La settimana scorsa a Villabate, in provincia di Palermo, quattro ragazzi hanno confessato di aver compiuto diversi atti vandalici all’interno di aule e stanze di una succursale del liceo Danilo Dolci. Fin qui, tutto normale, nell’ordinaria follia di un individuo nel pieno del suo sviluppo ormonale, che magari non sa come sfogarsi in maniera meno violenta. Sta di fatto che questi simpatici mascalzoni si sono rifatti a Fortnite per compiere le loro marachelle.
Lo hanno detto alla polizia intervenuta e lo si vedeva, per chi conosce il videogame, dal modo di essere travestiti e camuffati, con scaldacollo, bandane e giubbottini a bomber. Quindi basta avere come punto di riferimento Enzo Braschi in qualità di “Paninaro” per essere etichettati come fan di Fortnite.
Ma il problema non è questo o almeno lo è solo in apparenza. Si, perché se la dirigente dell’istituto ha spiegato che quanto successo deve rappresentare un campanello d’allarme per le famiglie, circa la pericolosità di certi videogiochi, in realtà almeno due dei quattro erano stati già sorpresi, in passato, a vandalizzare la scuola, per ben quattro volte (lo dice Repubblica). Non sapendo a quando risalgono i precedenti episodi, non possiamo di certo affermare che siano legati al “fenomeno” Fortnite ma sicuramente la stampa lo avrebbe ripreso prima, in tal caso. Ecco cosa scrive TGCom in merito:
C’era solo la voglia di imitare quei personaggi del videogioco. I genitori, convocati in caserma, “erano disperati”, secondo quanto hanno detto gli investigatori. E assicuravano di non aver mai visto i loro figli mettere in atto comportamenti violenti. Però hanno confermato che i ragazzi passano ore a giocare ai videogame.

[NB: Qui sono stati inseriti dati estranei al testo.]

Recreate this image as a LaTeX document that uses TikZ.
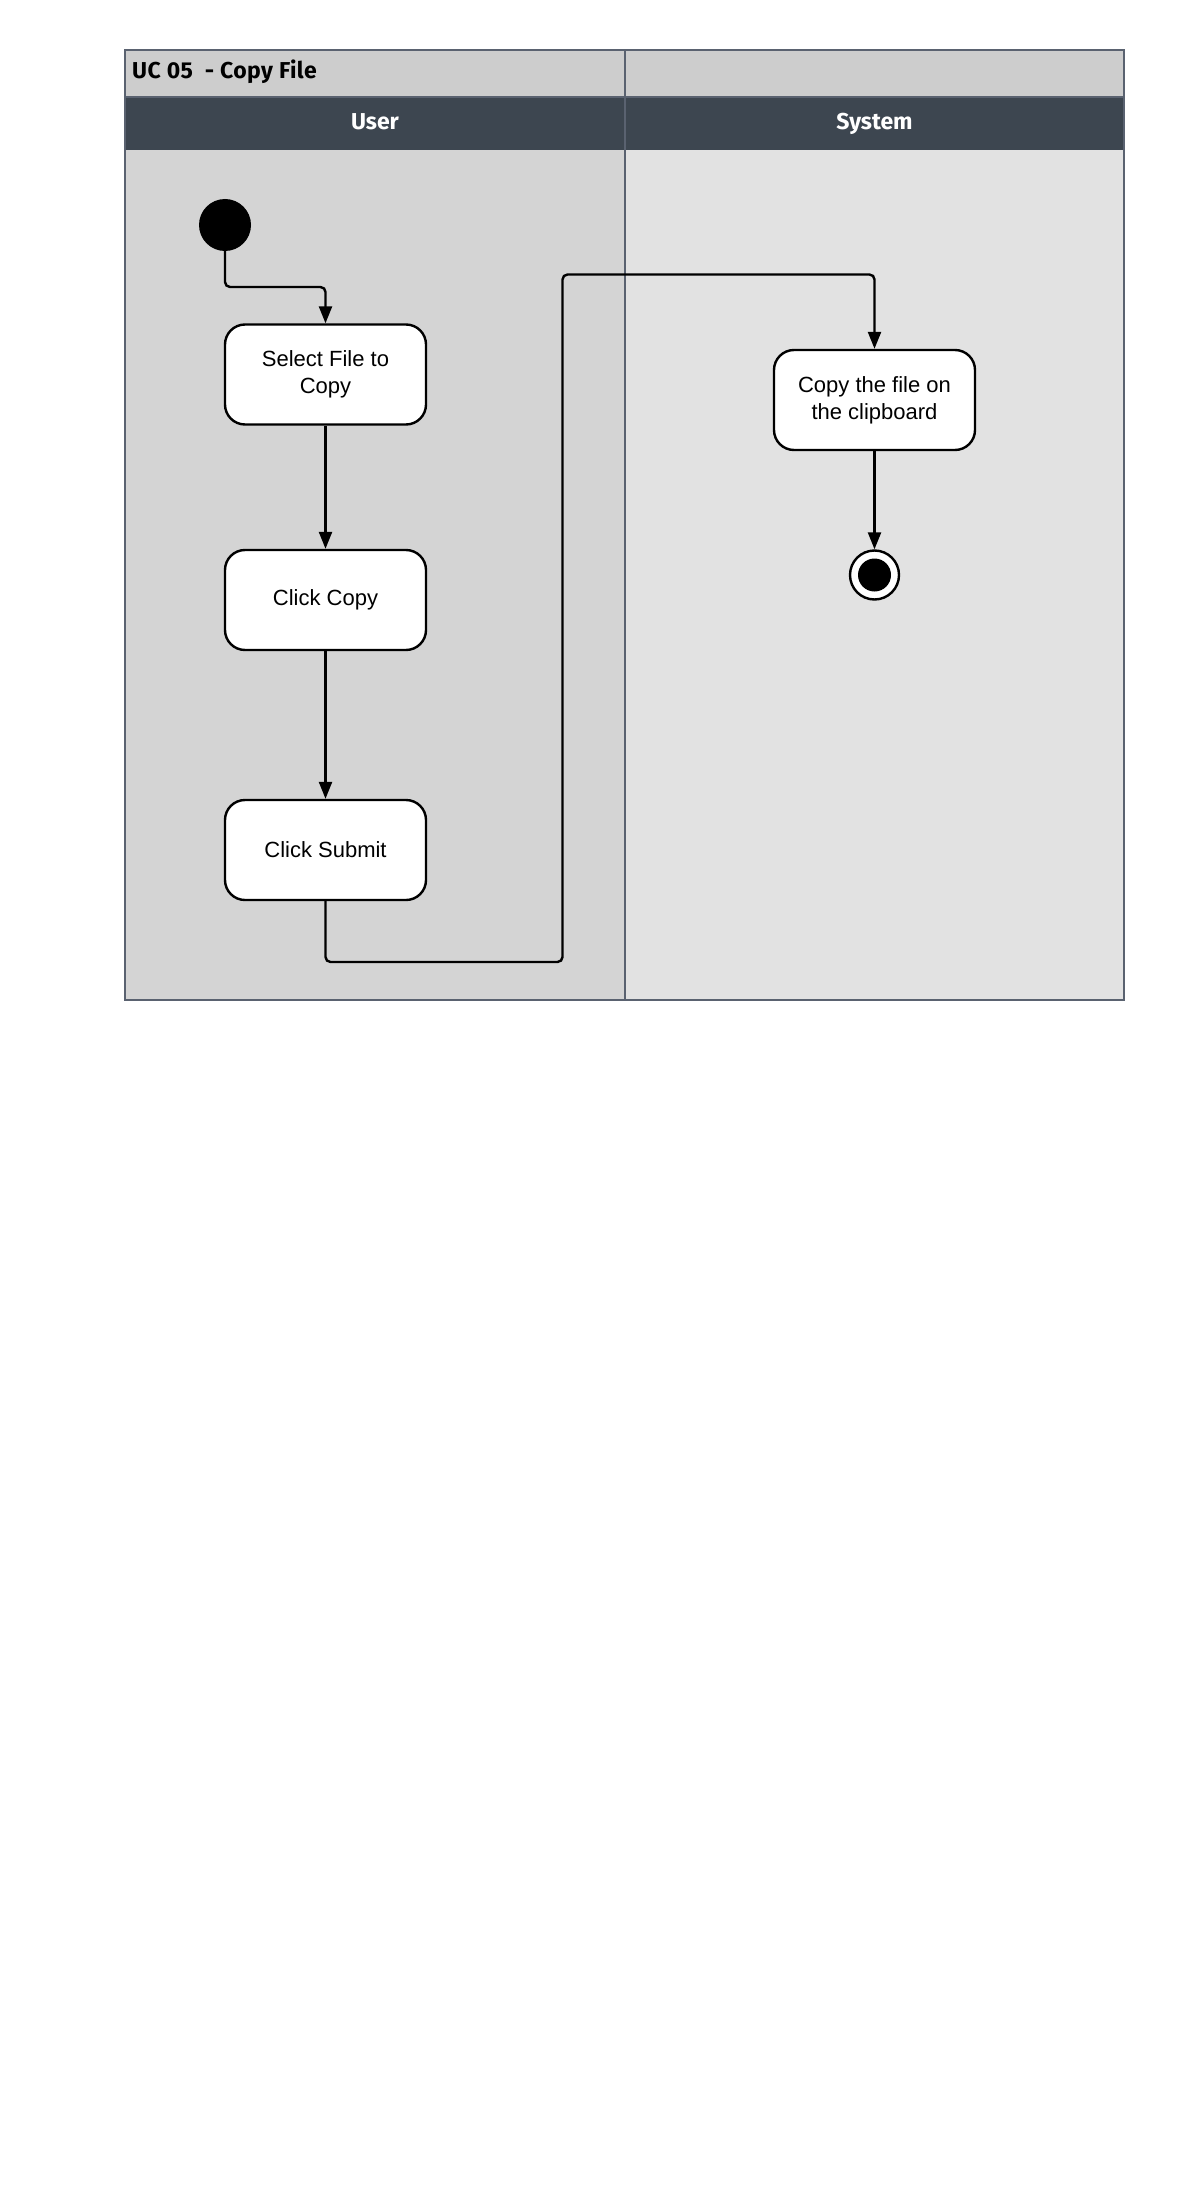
\documentclass[tikz,border=0pt]{standalone}
\usepackage{fontspec}
\setmainfont{Liberation Sans}
\newfontfamily\headfont{Fira Sans}
\newfontfamily\titlefont[LetterSpace=2]{Fira Sans}
\usetikzlibrary{arrows.meta}
\definecolor{framecol}{HTML}{5A6270}
\definecolor{titlebg}{HTML}{CDCDCD}
\definecolor{headbg}{HTML}{3D4650}
\definecolor{userbg}{HTML}{D4D4D4}
\definecolor{sysbg}{HTML}{E2E2E2}
\begin{document}
\begin{tikzpicture}[x=1bp,y=-1bp,
  actbox/.style={draw=black, line width=2.4bp, fill=white, rounded corners=20bp,
    minimum width=201bp, minimum height=100bp, inner sep=0pt, align=center,
    font=\fontsize{22bp}{27bp}\selectfont},
  flow/.style={draw=black, line width=2.4bp, rounded corners=5bp,
    -{Triangle[length=17bp,width=13bp]}},
  lanehead/.style={text=white, anchor=base, inner sep=0pt,
    font=\headfont\bfseries\fontsize{23bp}{27bp}\selectfont}]
\useasboundingbox (0,0) rectangle (1200,2200);
\fill[white] (0,0) rectangle (1200,2200);

% swimlane background
\fill[titlebg] (125,50) rectangle (1124,97);
\fill[headbg] (125,97) rectangle (1124,150);
\fill[userbg] (125,150) rectangle (625,1000);
\fill[sysbg] (625,150) rectangle (1124,1000);
\draw[framecol, line width=1.5bp] (625,50) -- (625,1000);
\draw[framecol, line width=1.5bp] (125,97) -- (1124,97);
\draw[framecol, line width=1.8bp] (125,50) rectangle (1124,1000);

% titles
\node[anchor=base west, inner sep=0pt, font=\titlefont\bfseries\fontsize{23bp}{27bp}\selectfont] (title) at (132,79) {UC 05\ \ - Copy File};
\node[lanehead] (userlane) at (375,130) {User};
\node[lanehead] (syslane) at (874.5,130) {System};

% nodes
\node[circle, fill=black, minimum size=52bp, inner sep=0pt] (start) at (225,225) {};
\node[actbox] (select) at (325.5,374.5) {Select File to\\Copy};
\node[actbox] (copy) at (325.5,600) {Click Copy};
\node[actbox] (submit) at (325.5,850) {Click Submit};
\node[actbox] (clip) at (874.5,400) {Copy the file on\\the clipboard};
\node[circle, draw=black, line width=2.4bp, fill=white, minimum size=49bp, inner sep=0pt] (final) at (874.5,575) {};
\node[circle, fill=black, minimum size=33bp, inner sep=0pt] at (final) {};

% connectors
\coordinate (k1) at (225,287);
\coordinate (k2) at (325.5,287);
\draw[flow] (start.south) -- (k1) -- (k2) -- (select.north);
\draw[flow] (select.south) -- (copy.north);
\draw[flow] (copy.south) -- (submit.north);
\coordinate (s1) at (325.5,962);
\coordinate (s2) at (562.5,962);
\coordinate (s3) at (562.5,274.5);
\coordinate (s4) at (874.5,274.5);
\draw[flow] (submit.south) -- (s1) -- (s2) -- (s3) -- (s4) -- (clip.north);
\draw[flow] (clip.south) -- (final.north);
\end{tikzpicture}
\end{document}
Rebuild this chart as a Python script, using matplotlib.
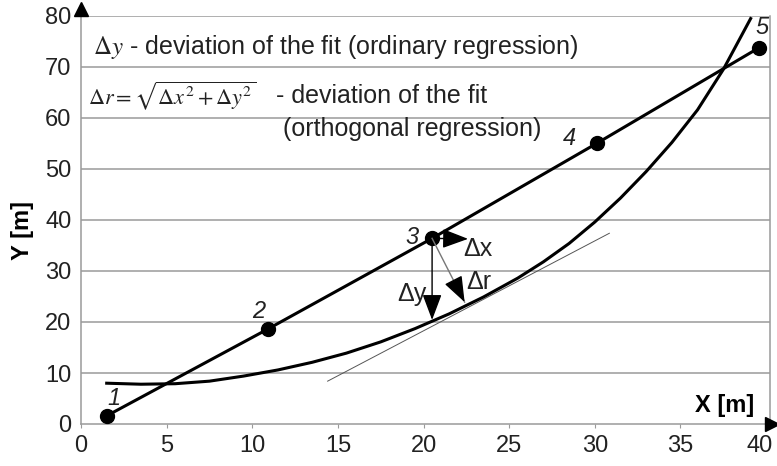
import matplotlib
matplotlib.use("Agg")
import matplotlib.pyplot as plt
import matplotlib.transforms as mtransforms
import numpy as np

plt.rcParams['font.family'] = ['Liberation Sans', 'DejaVu Sans']
plt.rcParams['mathtext.fontset'] = 'stix'

# measured points 1..5
pt_x = [1.5, 10.9, 20.5, 30.1, 39.6]
pt_y = [1.6, 18.6, 36.4, 55.0, 73.8]
pt_labels = ["1", "2", "3", "4", "5"]
pt_label_x = [1.9, 10.4, 19.3, 28.5, 39.75]
pt_label_y = [5.0, 22.0, 36.5, 56.0, 77.8]

# fitted curve
curve_x = [1.5, 3.5, 5.5, 7.5, 9.5, 11.5, 13.5, 15.5, 17.5, 19.5,
           21.5, 23.5, 25.5, 27.0, 28.5, 30.0, 31.5, 33.0, 34.5, 36.0,
           37.5, 39.1]
curve_y = [8.0, 7.8, 7.9, 8.4, 9.4, 10.6, 12.1, 13.9, 16.1, 18.7,
           21.6, 24.9, 28.6, 31.8, 35.4, 39.6, 44.3, 49.5, 55.2, 61.6,
           69.5, 79.5]

# tangent to the curve
tangent_x = [14.4, 30.85]
tangent_y = [8.4, 37.4]

# deviation arrows from point 3
arrow_start = (20.5, 36.4)
dx_end = (22.6, 36.3)
dy_end = (20.5, 20.4)
dr_end = (22.4, 23.9)

x_ticks = [0, 5, 10, 15, 20, 25, 30, 35, 40]
y_ticks = [0, 10, 20, 30, 40, 50, 60, 70, 80]

fig = plt.figure(figsize=(7.77, 4.66), dpi=100)
ax = fig.add_axes([81 / 777, 1 - 424 / 466, 689 / 777, 408 / 466])
ax.set_xlim(0, 40.23)
ax.set_ylim(0, 80)

grid_col = "#9a9a9a"
txt_col = "#222222"
for yv in y_ticks[1:]:
    ax.axhline(yv, color=grid_col, lw=1.1, zorder=1)
for side in ["left", "bottom", "right", "top"]:
    ax.spines[side].set_color(grid_col)
    ax.spines[side].set_linewidth(1.1)
ax.spines["top"].set_visible(False)

ax.set_xticks(x_ticks)
ax.set_yticks(y_ticks)
ax.tick_params(axis="x", length=3, color=grid_col, labelsize=17, pad=5, labelcolor=txt_col)
ax.tick_params(axis="y", length=0, labelsize=17, pad=7, labelcolor=txt_col)
# last x label sits a bit left so it is not cut
last = ax.get_xticklabels()[-1]
last.set_transform(last.get_transform() + mtransforms.ScaledTranslation(-6 / 100, 0, fig.dpi_scale_trans))

# axis arrows
ax.plot([0], [81.3], marker="^", ms=10, color="k", clip_on=False, zorder=6)
ax.plot([40.35], [0], marker=">", ms=10, color="k", clip_on=False, zorder=6)

# regression line through points and fitted curve
ax.plot(pt_x, pt_y, color="k", lw=2.2, zorder=3)
ax.plot(pt_x, pt_y, "o", color="k", ms=10, zorder=4)
ax.plot(curve_x, curve_y, color="k", lw=2.2, zorder=3, clip_on=False)
ax.plot(tangent_x, tangent_y, color="#555555", lw=0.7, zorder=2)

for lx, ly, t in zip(pt_label_x, pt_label_y, pt_labels):
    ax.text(lx, ly, t, fontsize=17, style="italic", ha="center", va="center", color=txt_col)

arr = dict(arrowstyle="-|>,head_length=0.8,head_width=0.3", lw=1.0, color="k",
           mutation_scale=20, shrinkA=0, shrinkB=0)
ax.annotate("", xy=dx_end, xytext=arrow_start, arrowprops=arr, zorder=5)
ax.annotate("", xy=dy_end, xytext=arrow_start, arrowprops=arr, zorder=5)
# grey shaft, black head for delta r
ax.plot([arrow_start[0], dr_end[0]], [arrow_start[1], dr_end[1]], color="#777777", lw=1.0, zorder=5)
head_from = (dr_end[0] - 0.3 * (dr_end[0] - arrow_start[0]),
             dr_end[1] - 0.3 * (dr_end[1] - arrow_start[1]))
ax.annotate("", xy=dr_end, xytext=head_from, arrowprops=arr, zorder=5)

ax.text(23.2, 34.4, "\u0394x", fontsize=18, ha="center", va="center", color=txt_col)
ax.text(23.2, 27.8, "\u0394r", fontsize=18, ha="center", va="center", color=txt_col)
ax.text(19.3, 25.5, "\u0394y", fontsize=18, ha="center", va="center", color=txt_col)

ax.text(0.7, 73.9, r"$\Delta y$ - deviation of the fit (ordinary regression)",
        fontsize=18, ha="left", va="center", color=txt_col)
ax.text(0.4, 64.3, r"$\Delta r = \sqrt{\Delta x^2 + \Delta y^2}$",
        fontsize=16, ha="left", va="center", color=txt_col)
ax.text(11.4, 64.3, "- deviation of the fit",
        fontsize=18, ha="left", va="center", color=txt_col)
ax.text(11.8, 57.8, "(orthogonal regression)",
        fontsize=18, ha="left", va="center", color=txt_col)

ax.text(37.6, 3.6, "X [m]", fontsize=17, fontweight="bold", ha="center", va="center")
fig.text(22 / 777, 1 - 230 / 466, "Y [m]", fontsize=17, fontweight="bold",
         rotation=90, ha="center", va="center")

fig.savefig("out.png", dpi=100)
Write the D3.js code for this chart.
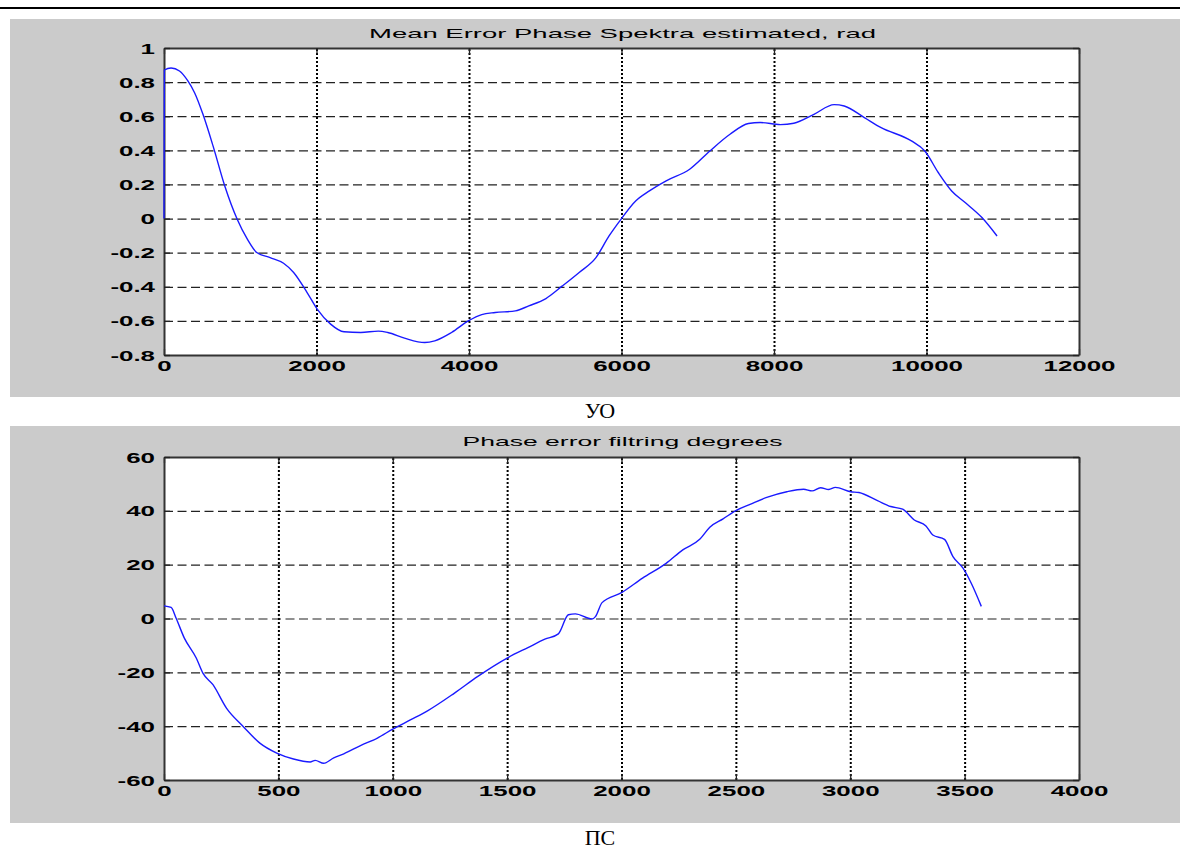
<!DOCTYPE html>
<html>
<head>
<meta charset="utf-8">
<script src="https://cdn.jsdelivr.net/npm/d3@7"></script>
<style>
  html, body { margin: 0; padding: 0; background: #fff; }
  svg { display: block; }
</style>
</head>
<body>
<svg id="fig" width="1180" height="849"></svg>
<script>
// Mean error of the estimated phase spectrum (rad) against sample index
const meanErrX = [0, 5, 93, 203, 313, 401, 511, 643, 797, 960, 1093, 1216, 1392, 1568, 1700, 1877, 2009, 2185, 2361, 2581, 2811, 2934, 3154, 3419, 3551, 3771, 3991, 4167, 4344, 4608, 4784, 5009, 5225, 5445, 5665, 5837, 6000, 6189, 6366, 6586, 6894, 7159, 7423, 7665, 7819, 8084, 8260, 8524, 8789, 8921, 9185, 9405, 9802, 9978, 10154, 10330, 10507, 10727, 10925];
const meanErrY = [0, 0.871, 0.883, 0.865, 0.807, 0.738, 0.611, 0.426, 0.191, -0.004, -0.121, -0.199, -0.229, -0.262, -0.316, -0.434, -0.531, -0.619, -0.664, -0.668, -0.660, -0.668, -0.701, -0.727, -0.717, -0.668, -0.600, -0.563, -0.551, -0.541, -0.512, -0.469, -0.395, -0.316, -0.229, -0.102, 0.0, 0.104, 0.162, 0.221, 0.289, 0.396, 0.494, 0.557, 0.563, 0.551, 0.559, 0.611, 0.668, 0.660, 0.592, 0.533, 0.455, 0.396, 0.270, 0.162, 0.094, 0.006, -0.102];

// Phase error after filtering (degrees) against sample index
const filtErrX = [0, 31, 53, 89, 141, 170, 214, 273, 346, 419, 493, 566, 639, 661, 698, 742, 786, 859, 933, 1000, 1079, 1152, 1270, 1372, 1500, 1591, 1665, 1724, 1768, 1798, 1871, 1886, 1915, 2000, 2092, 2195, 2268, 2342, 2386, 2444, 2500, 2562, 2635, 2723, 2796, 2833, 2870, 2906, 2935, 3001, 3038, 3119, 3177, 3229, 3280, 3331, 3361, 3412, 3449, 3493, 3529, 3573];
const filtErrY = [4.7, 4.1, 0.1, -7.3, -14.7, -20.3, -24.6, -33.3, -40.1, -46.3, -50.0, -52.2, -53.3, -52.7, -53.8, -51.8, -50.3, -47.2, -44.4, -41.1, -37.6, -34.3, -27.7, -21.5, -14.7, -10.8, -7.7, -5.7, 1.4, 1.7, -0.2, 0.7, 5.9, 9.6, 15.0, 20.5, 25.5, 29.4, 33.9, 37.0, 40.1, 42.4, 45.0, 47.1, 48.0, 47.4, 48.6, 47.9, 48.7, 47.1, 46.8, 43.8, 41.6, 40.6, 36.6, 34.4, 31.0, 29.4, 23.0, 18.7, 13.1, 4.5];

// Tick values and labels
const topXTicks = [0, 2000, 4000, 6000, 8000, 10000, 12000];
const topYTicks = [-0.8, -0.6, -0.4, -0.2, 0, 0.2, 0.4, 0.6, 0.8, 1];
const topYLabels = ["-0.8", "-0.6", "-0.4", "-0.2", "0", "0.2", "0.4", "0.6", "0.8", "1"];
const botXTicks = [0, 500, 1000, 1500, 2000, 2500, 3000, 3500, 4000];
const botYTicks = [-60, -40, -20, 0, 20, 40, 60];
const botYLabels = ["-60", "-40", "-20", "0", "20", "40", "60"];

const titles = ["Mean Error Phase Spektra estimated, rad", "Phase error filtring degrees"];
const captions = ["УО", "ПС"];

const svg = d3.select("#fig");
const STRETCH = 1.85;           // wide glyphs of the figure text
const GRAY = "#cbcbcb";
const LINE = "#1a1aff";

// page rule and figure backgrounds
svg.append("rect").attr("width", 1180).attr("height", 849).attr("fill", "#fff");
svg.append("line").attr("x1", 0).attr("x2", 1180).attr("y1", 8).attr("y2", 8)
  .attr("stroke", "#000").attr("stroke-width", 2);
svg.append("rect").attr("x", 10).attr("y", 19).attr("width", 1170).attr("height", 378).attr("fill", GRAY);
svg.append("rect").attr("x", 10).attr("y", 426).attr("width", 1170).attr("height", 397).attr("fill", GRAY);

function panel(cfg) {
  const { left, right, top, bottom, xDomain, yDomain, xTicks, yTicks, yLabels, xs, ys, title, titleY, titleWidth } = cfg;
  const x = d3.scaleLinear().domain(xDomain).range([left, right]);
  const y = d3.scaleLinear().domain(yDomain).range([bottom, top]);
  const g = svg.append("g");

  g.append("rect").attr("x", left).attr("y", top).attr("width", right - left).attr("height", bottom - top).attr("fill", "#fff");

  // grid: dashed horizontals, dotted verticals
  const hGrid = g.append("g").attr("transform", `translate(${left},0)`)
    .call(d3.axisLeft(y).tickValues(yTicks.slice(1, -1)).tickSize(-(right - left)).tickFormat(""));
  hGrid.select(".domain").remove();
  hGrid.selectAll("line").attr("stroke", "#222").attr("stroke-width", 1.2).attr("stroke-dasharray", "9,4.5");

  const vGrid = g.append("g").attr("transform", `translate(0,${bottom})`)
    .call(d3.axisBottom(x).tickValues(xTicks.slice(1, -1)).tickSize(-(bottom - top)).tickFormat(""));
  vGrid.select(".domain").remove();
  vGrid.selectAll("line").attr("stroke", "#000").attr("stroke-width", 2).attr("stroke-dasharray", "2,2");

  // inward ticks on all four sides, labels on bottom and left
  const tk = 6;
  const axB = g.append("g").attr("transform", `translate(0,${bottom})`)
    .call(d3.axisBottom(x).tickValues(xTicks).tickSize(-tk).tickSizeOuter(0).tickFormat(d => String(d)));
  const axT = g.append("g").attr("transform", `translate(0,${top})`)
    .call(d3.axisTop(x).tickValues(xTicks).tickSize(-tk).tickSizeOuter(0).tickFormat(""));
  const axL = g.append("g").attr("transform", `translate(${left},0)`)
    .call(d3.axisLeft(y).tickValues(yTicks).tickSize(-tk).tickSizeOuter(0).tickFormat((d, i) => yLabels[i]));
  const axR = g.append("g").attr("transform", `translate(${right},0)`)
    .call(d3.axisRight(y).tickValues(yTicks).tickSize(-tk).tickSizeOuter(0).tickFormat(""));

  [axB, axT, axL, axR].forEach(a => {
    a.select(".domain").attr("stroke", "#333").attr("stroke-width", 2);
    a.selectAll(".tick line").attr("stroke", "#222").attr("stroke-width", 1.3);
  });

  axB.selectAll("text")
    .attr("font-family", "Liberation Sans, Arial, sans-serif").attr("font-weight", "bold")
    .attr("font-size", 14).attr("fill", "#000")
    .attr("y", 6).attr("dy", "0.71em")
    .attr("transform", `scale(${STRETCH},1)`);
  axL.selectAll("text")
    .attr("font-family", "Liberation Sans, Arial, sans-serif").attr("font-weight", "bold")
    .attr("font-size", 14).attr("fill", "#000")
    .attr("x", -9 / STRETCH).attr("dy", "0.36em")
    .attr("transform", `scale(${STRETCH},1)`);

  // data line, drawn over the axes
  const pts = xs.map((v, i) => [v, ys[i]]);
  g.append("path").datum(pts)
    .attr("d", d3.line().x(d => x(d[0])).y(d => y(d[1])).curve(d3.curveMonotoneX))
    .attr("fill", "none").attr("stroke", LINE).attr("stroke-width", 1.4);

  g.append("text").text(title)
    .attr("x", (left + right) / 2 + 1).attr("y", titleY)
    .attr("text-anchor", "middle")
    .attr("font-family", "Liberation Sans, Arial, sans-serif").attr("font-size", 13.5)
    .attr("textLength", titleWidth).attr("lengthAdjust", "spacingAndGlyphs")
    .attr("fill", "#000");
}

panel({
  left: 164, right: 1079, top: 48, bottom: 355,
  xDomain: [0, 12000], yDomain: [-0.8, 1],
  xTicks: topXTicks, yTicks: topYTicks, yLabels: topYLabels,
  xs: meanErrX, ys: meanErrY,
  title: titles[0], titleY: 38, titleWidth: 507
});

panel({
  left: 164, right: 1079, top: 457, bottom: 780,
  xDomain: [0, 4000], yDomain: [-60, 60],
  xTicks: botXTicks, yTicks: botYTicks, yLabels: botYLabels,
  xs: filtErrX, ys: filtErrY,
  title: titles[1], titleY: 446, titleWidth: 320
});

// captions under each figure
svg.selectAll("text.caption").data([[600, 418], [600, 845]])
  .enter().append("text").attr("class", "caption")
  .attr("x", d => d[0]).attr("y", d => d[1])
  .attr("text-anchor", "middle")
  .attr("font-family", "Liberation Serif, Times New Roman, serif")
  .attr("font-size", 22).attr("fill", "#000")
  .text((d, i) => captions[i]);
</script>
</body>
</html>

Siamo certi di questo legame tra gioco e violenza? Perché chi passa ore su Minecraft non gira per la città con un piccone a costruire baracche? Perché anni e anni di GTA non ci hanno trasformato in assassini della strada? Forse perché Fortnite non è la causa ma la conseguenza di una problematica maggiore, interna e già presente. Demonizzare qualcosa che è fuori è sicuramente la strada più semplice per scrollarsi da dosso altre responsabilità, che nella vicenda oggetto possono appartenere a più persone: scuola, famiglia, città, il gruppo di conoscenti.
Numerosi studi non hanno trovato alcuna connessione tra i videogiochi e varie espressioni di violenza. Gli organi specializzati statunitensi, già nel 2004, avevano condotto uno studio per identificare le cause delle sparatorie nelle scuole, scoprendo che solo il 12% degli autori di attacchi avevano espresso interesse per i giochi violenti, una tipologia di contenuto multimediale fruito, negli USA; dall’85% dei ragazzi di età compresa tra i 15 e i 18 anni.
E vi dirò di più: uno studio pubblicato nel febbraio del 2016 ha rilevato una riduzione della criminalità nelle settimane successive alle uscite dei principali videogiochi. Una manciata di studi simili condotti da altri organi autorevoli è giunta alla stessa conclusione. Un report del 2013 della American Psychological Association ha riscontrato un legame tra videogiochi violenti e picchi di breve durata nei comportamenti aggressivi. Lo studio è stato respinto da molti esperti, con oltre 230 tra psicologi, studiosi dei media e criminologi che hanno firmato una lettera aperta sostenendo l’agenzia aveva utilizzato una metodologia errata, basandosi su pregiudizi per raggiungere le conclusioni.
I quattro baby vandali mascherati e mimetizzati, con dei picconi tra le mani, non sono seguaci di Fortnite ma vandali, punto. Stare lontani dal cellulare non li renderà migliori, non quanto essere seguiti da psicologici e sociologi per giungere al cuore centrale del problema, che non sarò di certo io a scovare. Ripeto: sparare addosso a opere digitali incolpandole di scatenare la violenza non ci porterà da nessuna parte; così come nelle epoche passate il proibizionismo più largo non è servito a far diminuire il consumo di alcol. Sarebbe più proficuo, per tutti, instaurare un dialogo diverso con il pubblico dei più giovani che si ritrovano a darsi battaglia su una piattaforma virtuale che, intesa per quello che è, darebbe più vantaggi che altro, basti pensare al senso di appartenenza, al community building e alla personalizzazione dell’io fatto di bit.